Look through the data below and say how many of its lines contain "this", adding nothing else.

• _Data to use_:
▼▼▼
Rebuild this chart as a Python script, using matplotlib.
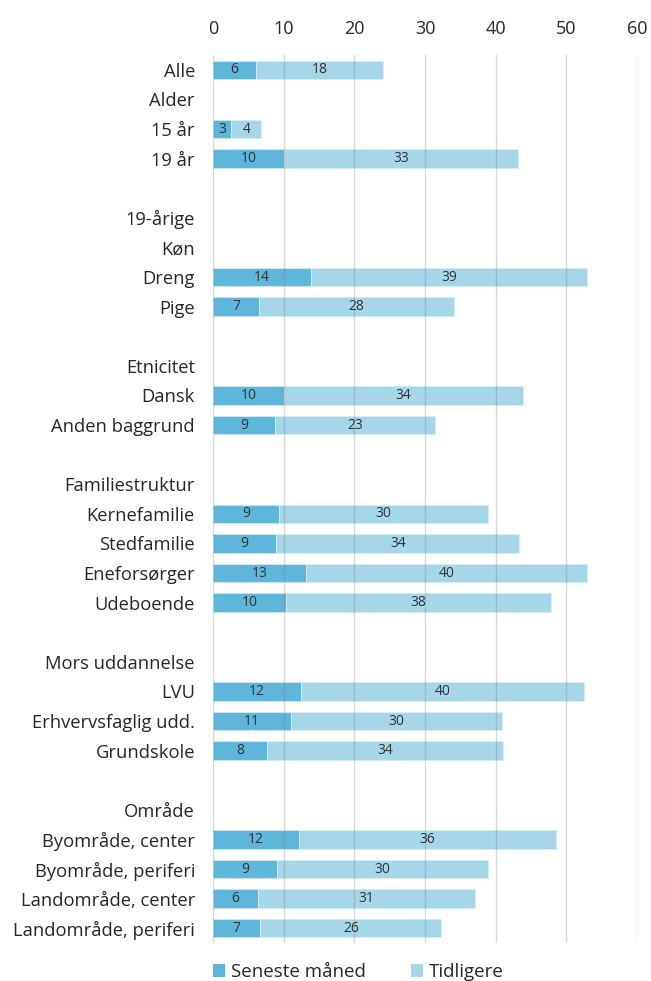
import matplotlib
matplotlib.use("Agg")
import matplotlib.pyplot as plt
from matplotlib.patches import Patch

plt.rcParams['font.family'] = ['Open Sans', 'DejaVu Sans']

categories = ["Alle", "Alder", "15 år", "19 år", "", "19-årige", "Køn", "Dreng", "Pige", "",
              "Etnicitet", "Dansk", "Anden baggrund", "", "Familiestruktur", "Kernefamilie",
              "Stedfamilie", "Eneforsørger", "Udeboende", "", "Mors uddannelse", "LVU",
              "Erhvervsfaglig udd.", "Grundskole", "", "Område", "Byområde, center",
              "Byområde, periferi", "Landområde, center", "Landområde, periferi"]
seneste = [6.1, None, 2.6, 10.1, None, None, None, 13.9, 6.55, None,
           None, 10.1, 8.8, None, None, 9.3, 8.95, 13.1, 10.3, None,
           None, 12.4, 11.0, 7.6, None, None, 12.1, 9.1, 6.3, 6.7]
tidligere = [17.9, None, 4.2, 33.0, None, None, None, 39.0, 27.5, None,
             None, 33.75, 22.6, None, None, 29.6, 34.4, 39.8, 37.6, None,
             None, 40.1, 29.9, 33.5, None, None, 36.4, 29.8, 30.8, 25.6]
series_names = ["Seneste måned", "Tidligere"]
xticks = [0, 10, 20, 30, 40, 50, 60]

c_dark = "#5EB6DA"
c_light = "#A6D7E9"
txt = "#262626"

fig = plt.figure(figsize=(6.51, 9.81), dpi=100)
ax = fig.add_axes([0.3272, 0.0387, 0.6513, 0.9052])

ypos = list(range(len(categories)))
h = 0.62
for i, (s, t) in enumerate(zip(seneste, tidligere)):
    if s is None:
        continue
    ax.barh(i, s, height=h, color=c_dark, edgecolor="#CFE9F3", linewidth=0.6, zorder=2)
    ax.barh(i, t, left=s, height=h, color=c_light, edgecolor="#D6EEF6", linewidth=0.6, zorder=2)
    ax.text(s / 2, i, f"{s:.0f}", ha="center", va="center", fontsize=10, color="#333333", zorder=4)
    ax.text(s + t / 2, i, f"{t:.0f}", ha="center", va="center", fontsize=10, color="#333333", zorder=4)

ax.set_xlim(0, 60)
ax.set_ylim(len(categories) - 0.5, -0.5)
ax.set_xticks(xticks)
ax.set_xticklabels([str(x) for x in xticks], fontsize=13, color=txt)
ax.xaxis.tick_top()
ax.set_yticks(ypos)
ax.set_yticklabels(categories, fontsize=13.2, color=txt)
ax.tick_params(axis="both", length=0)
ax.tick_params(axis="x", pad=12)
ax.tick_params(axis="y", pad=13)
for sp in ax.spines.values():
    sp.set_visible(False)
for x in xticks:
    ax.axvline(x, color="#808080", alpha=0.3, linewidth=1.0, zorder=3)

handles = [Patch(facecolor=c_dark, label=series_names[0]),
           Patch(facecolor=c_light, label=series_names[1])]
fig.legend(handles=handles, loc="center left", bbox_to_anchor=(213 / 651, 1 - 972 / 981), ncol=2,
           frameon=False, fontsize=13.5, handlelength=0.65, handleheight=0.75,
           handletextpad=0.3, columnspacing=2.4, labelcolor=txt, borderpad=0,
           borderaxespad=0)

fig.savefig("out.png", dpi=100)
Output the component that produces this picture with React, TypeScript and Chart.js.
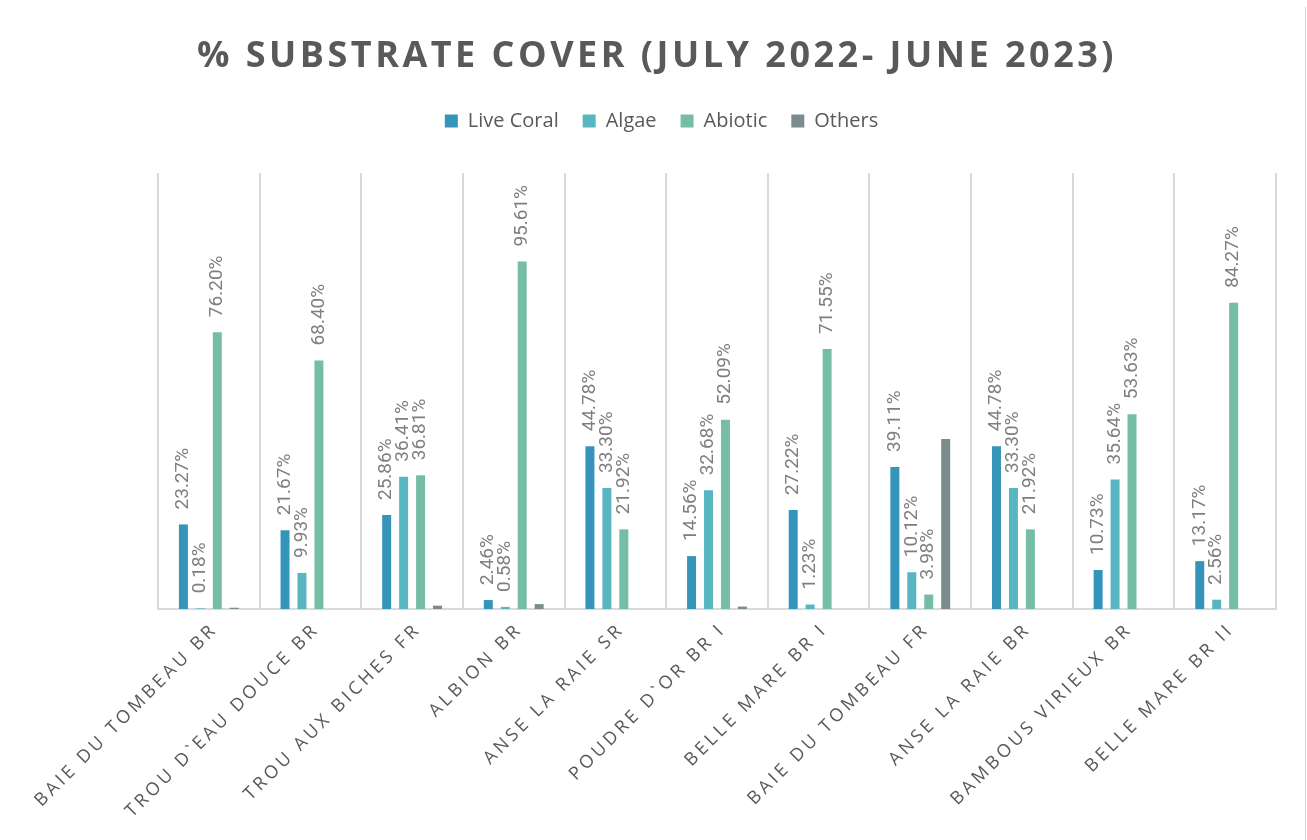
▲▲▲
• _Exercise answer_:
2